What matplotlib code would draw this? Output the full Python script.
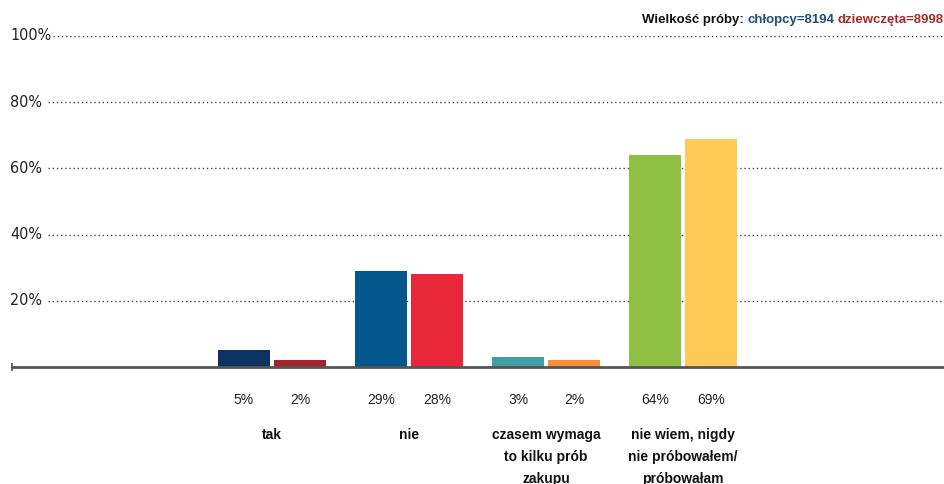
import matplotlib.pyplot as plt
import numpy as np
from matplotlib import font_manager

# data
categories = ['tak', 'nie', 'czasem wymaga\nto kilku prób\nzakupu',
              'nie wiem, nigdy\nnie próbowałem/\npróbowałam']
boys = [5, 29, 3, 64]
girls = [2, 28, 2, 69]
boys_colors = ['#0b3460', '#04578c', '#429ea6', '#8fc043']
girls_colors = ['#a3232a', '#e8283a', '#f78f3a', '#fec957']
yticks = [20, 40, 60, 80, 100]

# look for a regular-weight condensed face for the y labels
cond = None
for f in font_manager.fontManager.ttflist:
    narrowish = ('Narrow' in f.name or 'Condensed' in f.name
                 or 'condensed' in str(f.stretch))
    if narrowish and f.style == 'normal' and f.weight in (400, 'normal', 'regular'):
        cond = f.fname
        break

plt.rcParams['font.family'] = ['Liberation Sans', 'DejaVu Sans']

W, H = 944, 484
fig = plt.figure(figsize=(W / 100, H / 100), dpi=100)
left, right, base, top = 12, 944, 367, 36
ax = fig.add_axes([left / W, (H - base) / H, (right - left) / W, (base - top) / H])

step = 137.0
c0 = 272.0
ax.set_xlim((left - c0) / step, (right - c0) / step)
ax.set_ylim(0, 100)
for s in ax.spines.values():
    s.set_visible(False)
ax.set_xticks([])
ax.set_yticks([])

x = np.arange(len(categories))
bw = 52 / step
off = 28 / step
ax.bar(x - off, boys, bw, color=boys_colors, zorder=3)
ax.bar(x + off, girls, bw, color=girls_colors, zorder=3)

# y labels, then gridlines starting just after them
if cond:
    yprops = dict(fontproperties=font_manager.FontProperties(fname=cond, size=11.5))
else:
    yprops = dict(fontsize=11, family='Liberation Sans')
fig.canvas.draw()
r = fig.canvas.get_renderer()
for t in yticks:
    lab = ax.text((10 - c0) / step, t, '%d%%' % t, ha='left', va='center',
                  color='#222222', clip_on=False, **yprops)
    end = lab.get_window_extent(r).x1 + 2
    start = max(48, end)
    ax.axhline(t, xmin=(start - left) / (right - left), xmax=1, color='#444444',
               lw=1, ls=(0, (1, 2)), zorder=1)

# baseline
ax.axhline(0, color='#555555', lw=2, zorder=4, clip_on=False)
ax.plot([ax.get_xlim()[0]], [0], marker='|', color='#555555', markersize=6,
        mew=1.2, clip_on=False, zorder=5)

# value labels and categories
for i in range(len(categories)):
    ax.text(x[i] - off, -33 / 331 * 100, '%d%%' % boys[i], ha='center', va='center',
            fontsize=10, color='#222222', clip_on=False)
    ax.text(x[i] + off, -33 / 331 * 100, '%d%%' % girls[i], ha='center', va='center',
            fontsize=10, color='#222222', clip_on=False)
    ax.text(x[i], -61 / 331 * 100, categories[i], ha='center', va='top',
            fontsize=10, fontweight='bold', color='#111111', linespacing=1.72,
            clip_on=False)

# sample size note, right aligned, three colours
xr = 943
parts = [('dziewczęta=8998', '#a52a2a'), ('chłopcy=8194', '#1f4e79'),
         ('Wielkość próby:', '#111111')]
for s, c in parts:
    t = fig.text(xr / W, 1 - 20 / H, s, ha='right', va='center', fontsize=9.5,
                 fontweight='bold', color=c)
    bb = t.get_window_extent(r)
    xr = bb.x0 - 3

fig.savefig('out.png', dpi=100)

To be done => Gather, from the listing above, every line carrying the word "matplotlib".

Final result =>
What matplotlib code would draw this? Output the full Python script.
import matplotlib.pyplot as plt
from matplotlib import font_manager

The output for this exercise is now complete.